━━━ Provided entries

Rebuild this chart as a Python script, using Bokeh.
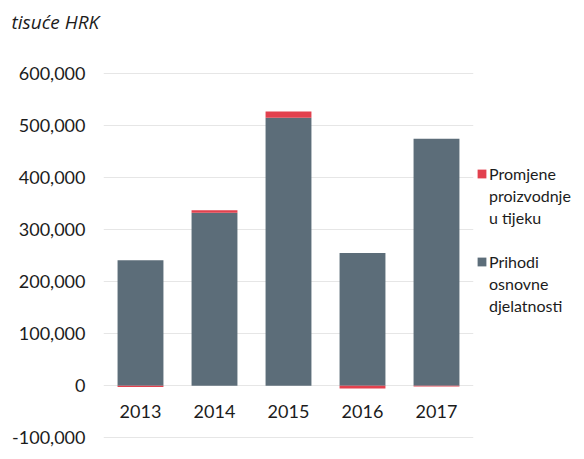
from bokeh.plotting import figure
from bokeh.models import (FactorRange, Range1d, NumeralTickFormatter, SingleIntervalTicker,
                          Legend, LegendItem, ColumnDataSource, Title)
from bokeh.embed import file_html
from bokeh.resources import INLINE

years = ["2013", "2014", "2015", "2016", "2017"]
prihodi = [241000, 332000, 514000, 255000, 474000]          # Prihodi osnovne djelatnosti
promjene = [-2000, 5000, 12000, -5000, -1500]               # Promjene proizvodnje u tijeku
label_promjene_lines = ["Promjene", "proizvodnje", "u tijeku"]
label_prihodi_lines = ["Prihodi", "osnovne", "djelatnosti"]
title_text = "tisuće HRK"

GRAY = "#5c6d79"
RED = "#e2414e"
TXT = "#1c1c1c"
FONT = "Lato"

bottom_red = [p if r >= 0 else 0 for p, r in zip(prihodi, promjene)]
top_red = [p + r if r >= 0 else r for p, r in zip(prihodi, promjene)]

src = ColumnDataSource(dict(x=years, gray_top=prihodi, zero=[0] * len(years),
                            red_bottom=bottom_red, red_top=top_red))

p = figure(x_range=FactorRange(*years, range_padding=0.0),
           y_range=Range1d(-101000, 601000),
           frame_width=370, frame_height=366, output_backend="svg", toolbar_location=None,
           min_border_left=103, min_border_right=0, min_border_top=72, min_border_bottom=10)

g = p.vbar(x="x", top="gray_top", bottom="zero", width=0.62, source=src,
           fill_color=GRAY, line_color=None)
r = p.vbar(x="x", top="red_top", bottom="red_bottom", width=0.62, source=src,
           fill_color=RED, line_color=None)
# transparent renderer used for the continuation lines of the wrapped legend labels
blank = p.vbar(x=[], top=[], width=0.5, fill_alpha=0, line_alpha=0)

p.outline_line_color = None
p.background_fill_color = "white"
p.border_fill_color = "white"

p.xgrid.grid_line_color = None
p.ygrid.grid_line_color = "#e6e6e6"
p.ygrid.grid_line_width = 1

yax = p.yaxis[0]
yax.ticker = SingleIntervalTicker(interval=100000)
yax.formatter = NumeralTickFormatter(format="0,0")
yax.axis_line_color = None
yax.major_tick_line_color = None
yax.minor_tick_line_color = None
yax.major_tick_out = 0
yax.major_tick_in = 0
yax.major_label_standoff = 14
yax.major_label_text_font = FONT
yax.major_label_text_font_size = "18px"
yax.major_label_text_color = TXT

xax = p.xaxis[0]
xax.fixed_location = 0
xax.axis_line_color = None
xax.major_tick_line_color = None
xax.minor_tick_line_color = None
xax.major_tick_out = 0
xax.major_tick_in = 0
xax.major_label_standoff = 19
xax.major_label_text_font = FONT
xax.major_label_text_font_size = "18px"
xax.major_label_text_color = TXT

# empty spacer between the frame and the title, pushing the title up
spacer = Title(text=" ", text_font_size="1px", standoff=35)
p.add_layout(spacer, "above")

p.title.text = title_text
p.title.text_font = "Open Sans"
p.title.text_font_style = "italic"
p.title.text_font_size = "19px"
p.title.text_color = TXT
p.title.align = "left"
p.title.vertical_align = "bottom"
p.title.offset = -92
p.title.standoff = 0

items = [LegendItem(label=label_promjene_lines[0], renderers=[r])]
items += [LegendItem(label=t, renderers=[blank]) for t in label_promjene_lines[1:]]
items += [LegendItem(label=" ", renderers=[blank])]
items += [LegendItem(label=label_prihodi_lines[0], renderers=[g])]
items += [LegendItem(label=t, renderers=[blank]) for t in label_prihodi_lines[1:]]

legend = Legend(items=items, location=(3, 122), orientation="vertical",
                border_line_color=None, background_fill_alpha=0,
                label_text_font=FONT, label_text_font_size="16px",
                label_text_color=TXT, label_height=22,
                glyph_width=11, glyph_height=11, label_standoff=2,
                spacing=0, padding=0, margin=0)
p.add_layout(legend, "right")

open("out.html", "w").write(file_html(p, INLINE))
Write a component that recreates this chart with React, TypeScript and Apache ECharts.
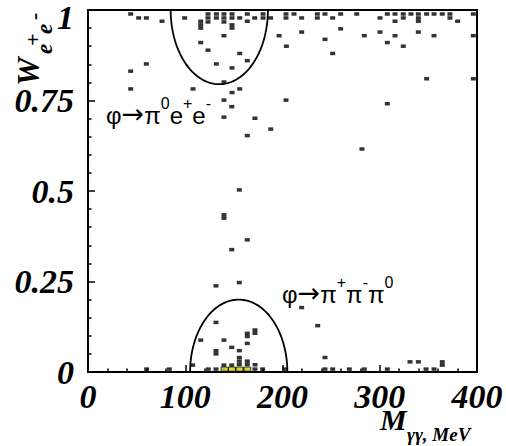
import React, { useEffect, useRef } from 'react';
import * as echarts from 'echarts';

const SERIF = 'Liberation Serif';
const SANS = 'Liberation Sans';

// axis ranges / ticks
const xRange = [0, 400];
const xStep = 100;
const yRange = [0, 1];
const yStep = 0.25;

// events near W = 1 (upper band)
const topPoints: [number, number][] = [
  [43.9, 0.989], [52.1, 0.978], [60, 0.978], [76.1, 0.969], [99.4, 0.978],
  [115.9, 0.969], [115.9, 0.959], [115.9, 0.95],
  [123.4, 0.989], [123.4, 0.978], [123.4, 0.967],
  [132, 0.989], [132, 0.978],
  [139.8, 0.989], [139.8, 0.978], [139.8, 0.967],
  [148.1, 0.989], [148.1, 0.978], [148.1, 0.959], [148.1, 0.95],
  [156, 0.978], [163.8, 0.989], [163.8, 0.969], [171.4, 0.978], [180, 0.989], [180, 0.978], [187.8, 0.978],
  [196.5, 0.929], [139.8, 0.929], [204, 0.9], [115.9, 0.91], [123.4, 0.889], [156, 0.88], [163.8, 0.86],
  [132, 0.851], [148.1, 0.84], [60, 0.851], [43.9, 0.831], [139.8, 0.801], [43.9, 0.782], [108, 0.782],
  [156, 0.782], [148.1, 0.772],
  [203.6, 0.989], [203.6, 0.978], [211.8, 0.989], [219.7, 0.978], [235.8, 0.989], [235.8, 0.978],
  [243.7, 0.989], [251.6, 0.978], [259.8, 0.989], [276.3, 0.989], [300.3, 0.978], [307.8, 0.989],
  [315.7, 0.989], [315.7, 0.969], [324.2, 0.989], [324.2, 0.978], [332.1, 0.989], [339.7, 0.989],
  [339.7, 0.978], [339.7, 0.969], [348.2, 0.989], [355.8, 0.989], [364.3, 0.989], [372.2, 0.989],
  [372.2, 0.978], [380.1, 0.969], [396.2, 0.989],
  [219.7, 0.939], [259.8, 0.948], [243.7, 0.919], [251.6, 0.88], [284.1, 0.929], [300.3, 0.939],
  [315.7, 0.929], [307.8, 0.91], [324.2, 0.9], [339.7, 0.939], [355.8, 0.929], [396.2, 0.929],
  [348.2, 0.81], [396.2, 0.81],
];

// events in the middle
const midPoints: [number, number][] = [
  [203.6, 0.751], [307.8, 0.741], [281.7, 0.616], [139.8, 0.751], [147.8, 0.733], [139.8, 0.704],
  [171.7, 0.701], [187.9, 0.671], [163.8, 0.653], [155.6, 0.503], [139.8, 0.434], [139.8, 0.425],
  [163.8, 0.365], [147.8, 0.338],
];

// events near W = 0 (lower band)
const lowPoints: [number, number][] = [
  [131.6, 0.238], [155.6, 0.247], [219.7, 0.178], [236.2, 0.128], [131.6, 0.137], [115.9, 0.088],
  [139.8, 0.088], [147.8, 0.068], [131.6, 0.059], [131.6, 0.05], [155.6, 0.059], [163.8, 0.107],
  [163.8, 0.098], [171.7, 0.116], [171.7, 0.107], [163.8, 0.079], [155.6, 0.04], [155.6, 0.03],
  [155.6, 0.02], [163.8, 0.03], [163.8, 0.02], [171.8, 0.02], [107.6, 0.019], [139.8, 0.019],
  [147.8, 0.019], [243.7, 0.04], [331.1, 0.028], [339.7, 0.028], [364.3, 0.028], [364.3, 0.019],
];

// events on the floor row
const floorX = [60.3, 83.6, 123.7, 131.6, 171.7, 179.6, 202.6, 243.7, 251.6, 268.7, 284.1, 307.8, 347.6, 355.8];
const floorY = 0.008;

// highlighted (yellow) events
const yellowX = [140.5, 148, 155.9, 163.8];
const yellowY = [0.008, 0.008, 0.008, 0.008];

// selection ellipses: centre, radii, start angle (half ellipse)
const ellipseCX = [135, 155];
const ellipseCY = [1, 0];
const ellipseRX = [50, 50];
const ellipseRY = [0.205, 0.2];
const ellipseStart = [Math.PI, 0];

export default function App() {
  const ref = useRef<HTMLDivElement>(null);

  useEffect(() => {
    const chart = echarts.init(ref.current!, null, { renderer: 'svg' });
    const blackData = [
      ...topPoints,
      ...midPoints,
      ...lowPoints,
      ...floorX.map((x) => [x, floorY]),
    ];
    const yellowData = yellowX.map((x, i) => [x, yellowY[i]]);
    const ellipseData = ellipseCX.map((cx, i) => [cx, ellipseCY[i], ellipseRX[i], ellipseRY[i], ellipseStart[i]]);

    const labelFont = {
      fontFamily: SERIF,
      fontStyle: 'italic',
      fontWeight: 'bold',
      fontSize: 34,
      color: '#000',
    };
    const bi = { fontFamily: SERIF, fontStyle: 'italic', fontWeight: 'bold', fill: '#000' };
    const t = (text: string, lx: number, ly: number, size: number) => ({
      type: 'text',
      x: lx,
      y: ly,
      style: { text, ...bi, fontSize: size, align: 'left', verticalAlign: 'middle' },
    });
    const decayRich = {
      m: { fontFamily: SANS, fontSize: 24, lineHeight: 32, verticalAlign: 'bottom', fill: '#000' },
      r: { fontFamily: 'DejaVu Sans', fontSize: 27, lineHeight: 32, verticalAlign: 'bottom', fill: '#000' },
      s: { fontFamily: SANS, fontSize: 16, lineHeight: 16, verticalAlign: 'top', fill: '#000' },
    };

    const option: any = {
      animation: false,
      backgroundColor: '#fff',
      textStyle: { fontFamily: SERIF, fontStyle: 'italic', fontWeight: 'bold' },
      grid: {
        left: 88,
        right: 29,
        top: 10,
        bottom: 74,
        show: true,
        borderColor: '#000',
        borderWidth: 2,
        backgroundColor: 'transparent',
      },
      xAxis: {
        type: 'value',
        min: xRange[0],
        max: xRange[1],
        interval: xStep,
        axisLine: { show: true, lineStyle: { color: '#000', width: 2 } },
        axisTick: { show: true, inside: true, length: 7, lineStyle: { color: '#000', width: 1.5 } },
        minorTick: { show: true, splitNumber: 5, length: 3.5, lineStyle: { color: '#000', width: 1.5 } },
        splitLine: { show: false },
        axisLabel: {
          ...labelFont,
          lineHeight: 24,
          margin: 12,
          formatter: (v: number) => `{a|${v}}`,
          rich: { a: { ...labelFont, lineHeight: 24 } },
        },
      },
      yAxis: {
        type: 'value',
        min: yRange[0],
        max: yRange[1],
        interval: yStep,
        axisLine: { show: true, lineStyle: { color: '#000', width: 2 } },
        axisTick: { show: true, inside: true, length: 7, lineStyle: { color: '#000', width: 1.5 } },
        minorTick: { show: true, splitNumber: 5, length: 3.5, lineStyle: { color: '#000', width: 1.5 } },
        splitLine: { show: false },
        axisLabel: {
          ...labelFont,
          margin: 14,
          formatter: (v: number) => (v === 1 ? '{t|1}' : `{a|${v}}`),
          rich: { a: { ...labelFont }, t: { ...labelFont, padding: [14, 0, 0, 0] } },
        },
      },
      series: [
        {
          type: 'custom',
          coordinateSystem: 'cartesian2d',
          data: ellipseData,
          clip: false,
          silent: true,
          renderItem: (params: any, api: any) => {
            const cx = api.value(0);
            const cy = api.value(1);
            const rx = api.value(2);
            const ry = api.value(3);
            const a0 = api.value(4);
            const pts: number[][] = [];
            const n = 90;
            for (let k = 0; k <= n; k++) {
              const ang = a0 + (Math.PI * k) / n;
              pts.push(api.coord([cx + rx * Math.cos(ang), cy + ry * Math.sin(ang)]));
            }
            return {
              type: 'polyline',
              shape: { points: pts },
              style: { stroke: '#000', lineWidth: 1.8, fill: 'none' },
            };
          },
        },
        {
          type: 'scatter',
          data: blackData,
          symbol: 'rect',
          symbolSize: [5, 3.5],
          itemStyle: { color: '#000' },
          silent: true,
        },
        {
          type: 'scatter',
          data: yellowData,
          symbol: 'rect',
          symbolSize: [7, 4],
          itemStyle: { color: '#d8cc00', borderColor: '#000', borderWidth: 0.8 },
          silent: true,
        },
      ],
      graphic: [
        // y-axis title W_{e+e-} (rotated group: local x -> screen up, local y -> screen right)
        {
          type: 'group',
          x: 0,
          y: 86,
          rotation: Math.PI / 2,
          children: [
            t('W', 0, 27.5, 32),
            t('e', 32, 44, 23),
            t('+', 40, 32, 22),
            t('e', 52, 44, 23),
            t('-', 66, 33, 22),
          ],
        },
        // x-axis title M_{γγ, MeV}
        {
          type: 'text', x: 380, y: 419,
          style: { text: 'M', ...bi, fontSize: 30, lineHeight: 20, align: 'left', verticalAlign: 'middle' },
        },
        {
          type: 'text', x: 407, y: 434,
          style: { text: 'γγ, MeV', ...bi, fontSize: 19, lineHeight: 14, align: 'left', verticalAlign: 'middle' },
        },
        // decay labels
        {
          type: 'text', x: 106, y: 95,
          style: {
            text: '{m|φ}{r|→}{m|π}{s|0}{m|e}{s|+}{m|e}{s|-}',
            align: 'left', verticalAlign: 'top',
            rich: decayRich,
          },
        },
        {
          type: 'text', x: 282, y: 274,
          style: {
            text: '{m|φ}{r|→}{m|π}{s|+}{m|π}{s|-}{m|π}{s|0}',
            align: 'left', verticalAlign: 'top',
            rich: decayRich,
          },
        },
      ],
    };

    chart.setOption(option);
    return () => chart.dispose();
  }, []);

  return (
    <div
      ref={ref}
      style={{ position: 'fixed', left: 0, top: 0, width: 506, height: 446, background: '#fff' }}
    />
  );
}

━━━━━━

### Problem to work on
Up to and including the line that contains "red_bottom=bottom_red, red_top=top_red))", print the records above exactly from their first line, without any pictures.

### Finished task
Rebuild this chart as a Python script, using Bokeh.
from bokeh.plotting import figure
from bokeh.models import (FactorRange, Range1d, NumeralTickFormatter, SingleIntervalTicker,
                          Legend, LegendItem, ColumnDataSource, Title)
from bokeh.embed import file_html
from bokeh.resources import INLINE

years = ["2013", "2014", "2015", "2016", "2017"]
prihodi = [241000, 332000, 514000, 255000, 474000]          # Prihodi osnovne djelatnosti
promjene = [-2000, 5000, 12000, -5000, -1500]               # Promjene proizvodnje u tijeku
label_promjene_lines = ["Promjene", "proizvodnje", "u tijeku"]
label_prihodi_lines = ["Prihodi", "osnovne", "djelatnosti"]
title_text = "tisuće HRK"

GRAY = "#5c6d79"
RED = "#e2414e"
TXT = "#1c1c1c"
FONT = "Lato"

bottom_red = [p if r >= 0 else 0 for p, r in zip(prihodi, promjene)]
top_red = [p + r if r >= 0 else r for p, r in zip(prihodi, promjene)]

src = ColumnDataSource(dict(x=years, gray_top=prihodi, zero=[0] * len(years),
                            red_bottom=bottom_red, red_top=top_red))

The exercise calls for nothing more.